* [Your goal]:
Begin with the line holding "What TikZ code", end with the line holding "(0,0) rectangle (534,695);", and repeat every line in between exactly, without pictures.

Some records:
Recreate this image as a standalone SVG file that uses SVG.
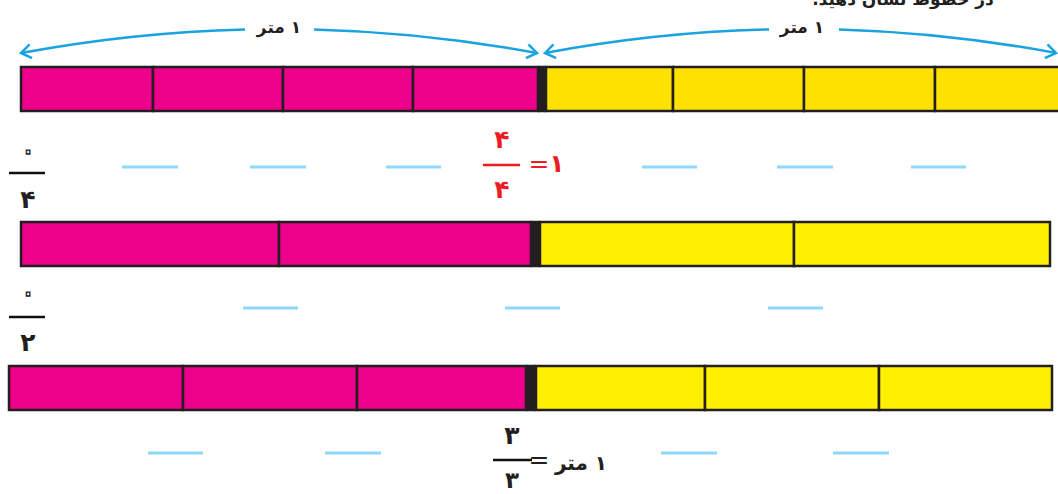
<svg xmlns="http://www.w3.org/2000/svg" width="1058" height="494" viewBox="0 0 1058 494">
<defs>
<style>
.pk{fill:#ec008c;stroke:#231f20;stroke-width:2.5}
.y1{fill:#ffe100;stroke:#231f20;stroke-width:2.5}
.y2{fill:#fff000;stroke:#231f20;stroke-width:2.5}
.sep{fill:#231f20}
.blank{stroke:#8dd8f8;stroke-width:3}
.fl{stroke:#111;stroke-width:2.5}
.rl{stroke:#ed1c24;stroke-width:2.5}
.arc{fill:none;stroke:#1aa3e0;stroke-width:2.5}
.fa{font-family:"DejaVu Sans","Noto Sans",sans-serif;font-weight:bold;text-anchor:middle}
.rtl{direction:rtl;unicode-bidi:embed}
.lbl{font-size:17px;fill:#231f20}
.num{font-size:25px;fill:#231f20}
.zero{font-size:32px;fill:#fff;stroke:#231f20;stroke-width:1.3;font-weight:normal}
.red{font-size:25px;fill:#ed1c24}
</style>
<marker id="ah" viewBox="-12 -8 14 16" markerWidth="14" markerHeight="16" refX="0" refY="0" orient="auto-start-reverse" markerUnits="userSpaceOnUse">
<path d="M-10,-7 L0,0 L-10,7" fill="none" stroke="#1aa3e0" stroke-width="2.5"/>
</marker>
</defs>
<rect width="1058" height="494" fill="#fff"/>

<g id="title">
<text x="903" y="5" class="fa rtl" style="font-size:17px;fill:#231f20">در خطوط نشان دهید.</text>
</g>

<g id="connectors">
<path class="arc" d="M21,53 Q133,32.2 245,29.4" marker-start="url(#ah)"/>
<path class="arc" d="M314,29.4 Q425.5,32.3 537,53" marker-end="url(#ah)"/>
<path class="arc" d="M545,53 Q657,32 769,29.4" marker-start="url(#ah)"/>
<path class="arc" d="M839,29.4 Q948,32.6 1056,53" marker-end="url(#ah)"/>
</g>

<g id="label-meter-1"><text x="279" y="33" class="fa lbl rtl">۱ متر</text></g>
<g id="label-meter-2"><text x="802" y="33" class="fa lbl rtl">۱ متر</text></g>

<g id="bar-quarters">
<rect class="pk" x="21" y="67" width="132" height="44"/>
<rect class="pk" x="153" y="67" width="130" height="44"/>
<rect class="pk" x="283" y="67" width="130" height="44"/>
<rect class="pk" x="413" y="67" width="125" height="44"/>
<rect class="sep" x="538" y="65.75" width="8" height="46.5"/>
<rect class="y1" x="546" y="67" width="127" height="44"/>
<rect class="y1" x="673" y="67" width="131" height="44"/>
<rect class="y1" x="804" y="67" width="131" height="44"/>
<rect class="y1" x="935" y="67" width="130" height="44"/>
</g>

<g id="row1-labels">
<text x="28" y="161" class="fa zero">۰</text>
<line class="fl" x1="9" y1="173" x2="45" y2="173"/>
<text x="28" y="208" class="fa num">۴</text>
<line class="blank" x1="122" y1="167" x2="178" y2="167"/>
<line class="blank" x1="250" y1="167" x2="306" y2="167"/>
<line class="blank" x1="386" y1="167" x2="441" y2="167"/>
<line class="blank" x1="642" y1="167" x2="697" y2="167"/>
<line class="blank" x1="777" y1="167" x2="833" y2="167"/>
<line class="blank" x1="911" y1="167" x2="966" y2="167"/>
</g>

<g id="red-fraction">
<text x="502" y="148" class="fa red">۴</text>
<line class="rl" x1="483" y1="165" x2="520" y2="165"/>
<text x="502" y="198" class="fa red">۴</text>
<text x="539" y="172" class="fa red" style="font-weight:normal">=</text>
<text x="557" y="172" class="fa red">۱</text>
</g>

<g id="bar-halves">
<rect class="pk" x="21" y="222" width="258" height="44"/>
<rect class="pk" x="279" y="222" width="252" height="44"/>
<rect class="sep" x="531" y="220.75" width="9" height="46.5"/>
<rect class="y2" x="540" y="222" width="254" height="44"/>
<rect class="y2" x="794" y="222" width="256" height="44"/>
</g>

<g id="row2-labels">
<text x="28" y="303" class="fa zero">۰</text>
<line class="fl" x1="9" y1="317" x2="45" y2="317"/>
<text x="28" y="351" class="fa num">۲</text>
<line class="blank" x1="243" y1="308" x2="298" y2="308"/>
<line class="blank" x1="505" y1="308" x2="560" y2="308"/>
<line class="blank" x1="768" y1="308" x2="823" y2="308"/>
</g>

<g id="bar-thirds">
<rect class="pk" x="9" y="366" width="174" height="44"/>
<rect class="pk" x="183" y="366" width="174" height="44"/>
<rect class="pk" x="357" y="366" width="169" height="44"/>
<rect class="sep" x="526" y="364.75" width="10" height="46.5"/>
<rect class="y2" x="536" y="366" width="169" height="44"/>
<rect class="y2" x="705" y="366" width="174" height="44"/>
<rect class="y2" x="879" y="366" width="173" height="44"/>
</g>

<g id="row3-labels">
<line class="blank" x1="148" y1="453" x2="203" y2="453"/>
<line class="blank" x1="325" y1="453" x2="381" y2="453"/>
<line class="blank" x1="661" y1="453" x2="717" y2="453"/>
<line class="blank" x1="833" y1="453" x2="889" y2="453"/>
</g>

<g id="black-fraction">
<text x="512" y="444" class="fa num">۳</text>
<line class="fl" x1="493" y1="460" x2="532" y2="460"/>
<text x="512" y="488" class="fa num" style="font-size:23px">۳</text>
<text x="539" y="468" class="fa num" style="font-weight:normal">=</text>
<text x="581" y="470" class="fa rtl" style="font-size:20px;fill:#231f20">۱ متر</text>
</g>
</svg>
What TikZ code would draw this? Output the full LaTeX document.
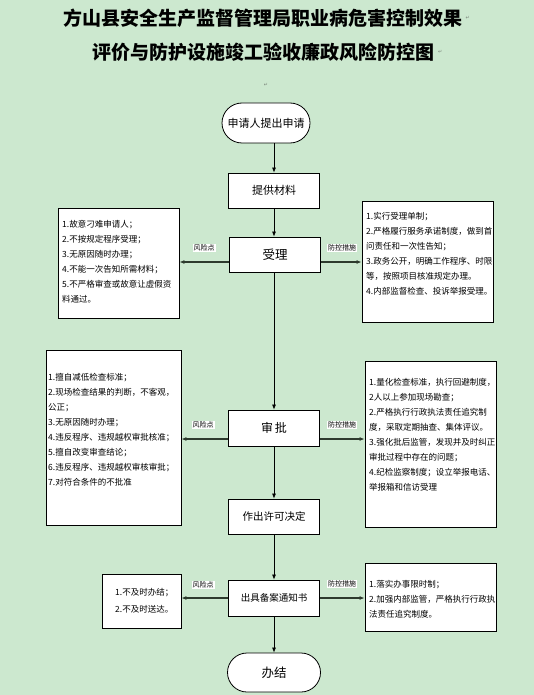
\documentclass[tikz,border=0pt]{standalone}
\usepackage{fontspec}
\setmainfont{Noto Sans CJK SC}
\newfontfamily\symfont{DejaVu Sans}
\usetikzlibrary{arrows.meta,shapes.misc}
\definecolor{bg}{RGB}{204,232,207}
\definecolor{linec}{RGB}{45,58,45}
\definecolor{pmark}{RGB}{120,130,120}
\begin{document}
\begin{tikzpicture}[x=1pt,y=-1pt,
  mainbox/.style={draw=black, fill=white, line width=0.8pt, minimum width=91pt, minimum height=35pt, inner sep=0pt},
  termbox/.style={mainbox, rounded rectangle},
  sidebox/.style={draw=black, fill=white, line width=0.8pt, inner sep=0pt},
  sidetext/.style={anchor=north west, inner sep=0pt, align=left, font=\fontsize{8.5}{15}\selectfont},
  lbl/.style={fill=white, inner sep=1pt, font=\fontsize{7}{8}\selectfont},
  arr/.style={-{Latex[length=5pt,width=4pt]}, line width=0.7pt, draw=black},
  sidearr/.style={-{Latex[length=5pt,width=4pt]}, line width=1.3pt, draw=linec},
  pm/.style={text=pmark, inner sep=0pt, font=\symfont\fontsize{5}{6}\selectfont}
]
\useasboundingbox[fill=bg] (0,0) rectangle (534,695);

% title
\node[font=\fontsize{19}{20}\selectfont\bfseries] (t1) at (262.5,18) {方山县安全生产监督管理局职业病危害控制效果};
\node[font=\fontsize{19}{20}\selectfont\bfseries] (t2) at (263.5,52) {评价与防护设施竣工验收廉政风险防控图};
\node[pm, anchor=west] (pm1) at (t1.east) {↵};
\node[pm, anchor=west] (pm2) at (t2.east) {↵};
\node[pm] (pm3) at (266,85) {↵};

% main flow
\node[termbox, minimum width=88pt, minimum height=40pt, font=\fontsize{11}{12}\selectfont] (start) at (266,123) {申请人提出申请};
\node[mainbox, font=\fontsize{11}{12}\selectfont] (cailiao) at (274,190.5) {提供材料};
\node[mainbox, font=\fontsize{12.5}{13}\selectfont] (shouli) at (275,254.5) {受理};
\node[mainbox, minimum height=36pt, font=\fontsize{12}{13}\selectfont] (shenpi) at (274,428) {审\,批};
\node[mainbox, font=\fontsize{10.5}{12}\selectfont] (zuochu) at (274,516.5) {作出许可决定};
\node[mainbox, minimum height=36pt, font=\fontsize{9.5}{11}\selectfont] (chuju) at (274,598) {出具备案通知书};
\node[termbox, minimum width=93pt, minimum height=39pt, font=\fontsize{12.5}{13}\selectfont] (banjie) at (274,672.5) {办结};

\draw[arr] (cailiao.north |- start.south) -- (cailiao.north);
\draw[arr] (cailiao.south) -- (shouli.north -| cailiao.south);
\draw[arr] (shouli.south -| shenpi.north) -- (shenpi.north);
\draw[arr] (shenpi.south) -- (zuochu.north);
\draw[arr] (zuochu.south) -- (chuju.north);
\draw[arr] (chuju.south) -- (banjie.north);

% side boxes
\node[sidebox, minimum width=121pt, minimum height=110pt] (left1) at (118.5,263) {};
\node[sidebox, minimum width=131pt, minimum height=121pt] (right1) at (427.5,261.5) {};
\node[sidebox, minimum width=135pt, minimum height=175pt] (left2) at (113.5,437.5) {};
\node[sidebox, minimum width=131pt, minimum height=166pt] (right2) at (430.5,444) {};
\node[sidebox, minimum width=79pt, minimum height=54pt] (left3) at (141.5,601) {};
\node[sidebox, minimum width=131pt, minimum height=68pt] (right3) at (430.5,597) {};

\node[sidetext] (l1t) at (62,220.5) {1.故意刁难申请人；\\2.不按规定程序受理；\\3.无原因随时办理；\\4.不能一次告知所需材料；\\5.不严格审查或故意让虚假资\\料通过。};
\node[sidetext] (r1t) at (366,212.5) {1.实行受理单制；\\2.严格履行服务承诺制度，做到首\\问责任和一次性告知；\\3.政务公开，明确工作程序、时限\\等，按照项目核准规定办理。\\4.内部监督检查、投诉举报受理。};
\node[sidetext] (l2t) at (48,373.5) {1.擅自减低检查标准；\\2.现场检查结果的判断，不客观，\\公正；\\3.无原因随时办理；\\4.违反程序、违规越权审批核准；\\5.擅自改变审查结论；\\6.违反程序、违规越权审核审批；\\7.对符合条件的不批准};
\node[sidetext] (r2t) at (369,378.5) {1.量化检查标准，执行回避制度，\\2人以上参加现场勘查；\\2.严格执行行政执法责任追究制\\度，采取定期抽查、集体评议。\\3.强化批后监管，发现并及时纠正\\审批过程中存在的问题；\\4.纪检监察制度；设立举报电话、\\举报箱和信访受理};
\node[sidetext, font=\fontsize{8.5}{16.5}\selectfont] (l3t) at (115,588.5) {1.不及时办结；\\2.不及时送达。};
\node[sidetext] (r3t) at (369,580.5) {1.落实办事限时制；\\2.加强内部监管，严格执行行政执\\法责任追究制度。};

% side connectors
\coordinate (row1) at (274,262);
\coordinate (row2) at (274,439);
\coordinate (row3) at (274,598);
\draw[sidearr] (row1 -| shouli.west) -- (row1 -| left1.east);
\draw[sidearr] (row1 -| shouli.east) -- (row1 -| right1.west);
\draw[sidearr] (row2 -| shenpi.west) -- (row2 -| left2.east);
\draw[sidearr] (row2 -| shenpi.east) -- (row2 -| right2.west);
\draw[sidearr] (row3 -| chuju.west) -- (row3 -| left3.east);
\draw[sidearr] (row3 -| chuju.east) -- (row3 -| right3.west);

\node[lbl] (fx1) at (204,248) {风险点};
\node[lbl] (fk1) at (342,248) {防控措施};
\node[lbl] (fx2) at (203,425) {风险点};
\node[lbl] (fk2) at (342,425) {防控措施};
\node[lbl] (fx3) at (203,585) {风险点};
\node[lbl] (fk3) at (342,584) {防控措施};
\end{tikzpicture}
\end{document}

* [Final result]:
What TikZ code would draw this? Output the full LaTeX document.
\documentclass[tikz,border=0pt]{standalone}
\usepackage{fontspec}
\setmainfont{Noto Sans CJK SC}
\newfontfamily\symfont{DejaVu Sans}
\usetikzlibrary{arrows.meta,shapes.misc}
\definecolor{bg}{RGB}{204,232,207}
\definecolor{linec}{RGB}{45,58,45}
\definecolor{pmark}{RGB}{120,130,120}
\begin{document}
\begin{tikzpicture}[x=1pt,y=-1pt,
  mainbox/.style={draw=black, fill=white, line width=0.8pt, minimum width=91pt, minimum height=35pt, inner sep=0pt},
  termbox/.style={mainbox, rounded rectangle},
  sidebox/.style={draw=black, fill=white, line width=0.8pt, inner sep=0pt},
  sidetext/.style={anchor=north west, inner sep=0pt, align=left, font=\fontsize{8.5}{15}\selectfont},
  lbl/.style={fill=white, inner sep=1pt, font=\fontsize{7}{8}\selectfont},
  arr/.style={-{Latex[length=5pt,width=4pt]}, line width=0.7pt, draw=black},
  sidearr/.style={-{Latex[length=5pt,width=4pt]}, line width=1.3pt, draw=linec},
  pm/.style={text=pmark, inner sep=0pt, font=\symfont\fontsize{5}{6}\selectfont}
]
\useasboundingbox[fill=bg] (0,0) rectangle (534,695);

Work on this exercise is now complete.